Minister Dewael heeft de VEV-enquête in elk geval zeer selectief gelezen. Uit die enquête valt immers af te leiden dat Vlaamse werknemers veel meer dan bedrijfsleiders bereid zijn hun looneisen in te perken in ruil voor meer jobs.
Als Vlaams ACV en Vlaams ABVV zijn we onaangenaam verrast over de uitspraak van de Minister-president. Hierdoor wordt een beeldvorming gecreëerd van werknemers die egoïstisch zouden zijn en niet solidair met hun (naaste) collega’s. Dit is klinkklare onzin. Indien de lasten op arbeid zo hoog zijn – wat de liberalen zeker niet zullen tegenspreken - dan heeft dit precies te maken met het feit dat werknemers in Vlaanderen via hun loon heel wat bijdragen aan solidariteit (via de sociale zekerheid) met hun collega’s.
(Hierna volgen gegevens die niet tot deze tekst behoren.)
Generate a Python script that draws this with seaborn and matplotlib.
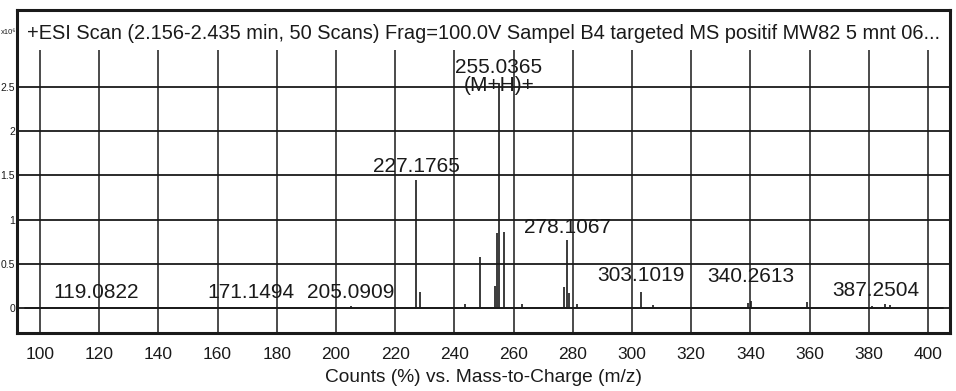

Mogen we er de Minister-president ook op wijzen dat wij als vakbonden de verdedigers zijn van solidariteit op een zo ruim mogelijk niveau, ook met de Waalse werknemers, via interprofessionele akkoorden, die gelden voor heel het land.
Het stuit ons bovendien tegen de borst dat Minister Dewael zich mengt in het interprofessioneel federaal overleg over de loonontwikkeling voor de komende twee jaar. Bovendien kiest hij daarbij éénzijdig voor het werkgeversstandpunt.
Laat ons duidelijk wezen. We delen de bekommernis van de Minister-president over de solidariteit . Maar als Vlaams ABVV en Vlaams ACV zijn we ook voor de solidariteit tussen hoge inkomens en vermogens en lage inkomens in Vlaanderen.
Precies daarom vragen we aan de regering en het Vlaams parlement dat ze de forfaitaire bijdrage voor de zorgverzekering onmiddellijk omzet in een inkomensgerelateerde bijdrage. Waar blijft de solidariteit anders?